Influence of synthesis conditions on the properties of photocatalytic titania-silica composites

Abstract

Titania-silica composites are a promising alternative to titania for photocatalysis, because of their lower material costs, longer lifetimes and higher activities. Different synthesis routes for titania-silica composites were thoroughly investigated in this study to gain more fundamental insight on their impact on the resulting samples and their photocatalytic oxidation efficiency. The investigated routes were based on precipitation, slow addition of an alkoxide precursor and sol-gel method.

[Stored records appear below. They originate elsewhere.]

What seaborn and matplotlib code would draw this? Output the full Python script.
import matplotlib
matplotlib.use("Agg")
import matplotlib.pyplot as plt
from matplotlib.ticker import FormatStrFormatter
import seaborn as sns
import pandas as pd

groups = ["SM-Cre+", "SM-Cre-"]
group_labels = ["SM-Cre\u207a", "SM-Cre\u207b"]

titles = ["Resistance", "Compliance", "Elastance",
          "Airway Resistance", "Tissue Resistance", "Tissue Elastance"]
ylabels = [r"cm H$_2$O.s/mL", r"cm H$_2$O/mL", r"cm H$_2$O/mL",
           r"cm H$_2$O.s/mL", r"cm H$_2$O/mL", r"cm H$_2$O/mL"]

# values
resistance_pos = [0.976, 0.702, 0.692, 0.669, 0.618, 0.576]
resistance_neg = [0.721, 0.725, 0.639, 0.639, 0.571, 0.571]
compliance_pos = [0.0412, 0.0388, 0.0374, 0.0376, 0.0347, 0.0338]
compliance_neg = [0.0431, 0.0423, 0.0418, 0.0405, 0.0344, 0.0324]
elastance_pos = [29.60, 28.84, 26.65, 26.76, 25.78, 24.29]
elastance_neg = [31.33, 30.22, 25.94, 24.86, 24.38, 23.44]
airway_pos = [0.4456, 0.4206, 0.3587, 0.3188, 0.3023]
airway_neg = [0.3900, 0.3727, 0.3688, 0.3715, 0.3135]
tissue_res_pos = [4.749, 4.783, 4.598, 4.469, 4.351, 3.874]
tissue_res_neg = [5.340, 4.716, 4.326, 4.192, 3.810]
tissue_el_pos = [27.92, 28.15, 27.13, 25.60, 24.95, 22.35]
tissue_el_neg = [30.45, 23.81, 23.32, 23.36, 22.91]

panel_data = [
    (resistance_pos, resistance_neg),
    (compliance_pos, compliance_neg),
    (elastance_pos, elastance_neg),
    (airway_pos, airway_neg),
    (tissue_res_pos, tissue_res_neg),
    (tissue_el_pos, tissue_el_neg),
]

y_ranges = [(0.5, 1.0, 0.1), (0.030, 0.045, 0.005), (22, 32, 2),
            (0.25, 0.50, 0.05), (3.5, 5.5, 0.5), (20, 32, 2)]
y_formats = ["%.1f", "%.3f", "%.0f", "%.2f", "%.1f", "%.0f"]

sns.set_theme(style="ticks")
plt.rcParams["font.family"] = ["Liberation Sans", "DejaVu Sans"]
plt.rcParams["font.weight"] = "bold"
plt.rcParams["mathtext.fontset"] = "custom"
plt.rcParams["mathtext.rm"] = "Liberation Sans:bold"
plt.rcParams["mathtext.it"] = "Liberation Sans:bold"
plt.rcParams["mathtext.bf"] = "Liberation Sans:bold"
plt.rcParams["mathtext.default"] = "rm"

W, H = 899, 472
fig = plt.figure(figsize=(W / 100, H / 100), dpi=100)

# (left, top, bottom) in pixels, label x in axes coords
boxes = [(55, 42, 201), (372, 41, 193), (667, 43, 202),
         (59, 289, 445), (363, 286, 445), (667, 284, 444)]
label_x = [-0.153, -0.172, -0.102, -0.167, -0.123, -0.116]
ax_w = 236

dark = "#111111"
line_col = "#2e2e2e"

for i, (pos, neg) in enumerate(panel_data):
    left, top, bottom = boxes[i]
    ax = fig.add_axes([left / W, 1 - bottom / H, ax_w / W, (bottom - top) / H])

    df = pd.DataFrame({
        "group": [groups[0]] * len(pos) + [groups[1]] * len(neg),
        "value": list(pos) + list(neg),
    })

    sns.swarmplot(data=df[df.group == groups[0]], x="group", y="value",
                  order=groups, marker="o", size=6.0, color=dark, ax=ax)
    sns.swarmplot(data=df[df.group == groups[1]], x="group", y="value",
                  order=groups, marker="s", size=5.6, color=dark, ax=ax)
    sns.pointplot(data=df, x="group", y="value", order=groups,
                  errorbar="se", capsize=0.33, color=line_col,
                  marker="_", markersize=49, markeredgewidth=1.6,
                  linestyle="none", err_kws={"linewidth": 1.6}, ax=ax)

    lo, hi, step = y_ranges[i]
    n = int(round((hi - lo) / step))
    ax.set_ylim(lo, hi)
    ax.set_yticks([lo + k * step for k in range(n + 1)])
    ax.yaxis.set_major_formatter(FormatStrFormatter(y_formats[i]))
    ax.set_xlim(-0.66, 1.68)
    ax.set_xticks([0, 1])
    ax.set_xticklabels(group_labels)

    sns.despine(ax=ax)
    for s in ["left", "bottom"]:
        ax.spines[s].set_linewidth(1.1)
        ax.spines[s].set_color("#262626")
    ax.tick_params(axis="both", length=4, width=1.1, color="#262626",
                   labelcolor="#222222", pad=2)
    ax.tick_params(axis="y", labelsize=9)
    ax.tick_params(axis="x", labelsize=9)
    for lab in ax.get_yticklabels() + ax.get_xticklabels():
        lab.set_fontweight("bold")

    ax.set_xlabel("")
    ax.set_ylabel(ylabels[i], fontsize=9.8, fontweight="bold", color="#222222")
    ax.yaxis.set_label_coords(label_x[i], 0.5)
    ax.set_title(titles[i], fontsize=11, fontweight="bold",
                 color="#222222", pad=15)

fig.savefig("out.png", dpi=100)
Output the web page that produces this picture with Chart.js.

The silica for the composites was synthesized by dissolving the silicate mineral olivine in sulfuric acid. This method is cheaper, environmentally friendly and produces silica with favorable properties (i.e. large surface area with a high hydroxyl density) to support the titania. The resulting samples were tested by measuring their efficiency to oxidize nitric oxide under UV-light irradiation, XRD, nitrogen physisorption, FTIR and XPS. The results show that the most active photocatalysts were prepared by precipitation by slow addition of water or slow addition of precursor to a low water content dispersion. In addition, an optimal pH of 3 was observed for these synthesis methods. Compared to pure titania, the prepared titania-silica composites with only 15% titania showed slightly higher photocatalytic activities (82.3% vs. 78.9%), showing the composites to be a promising cost-effective alternative to the current photocatalysts.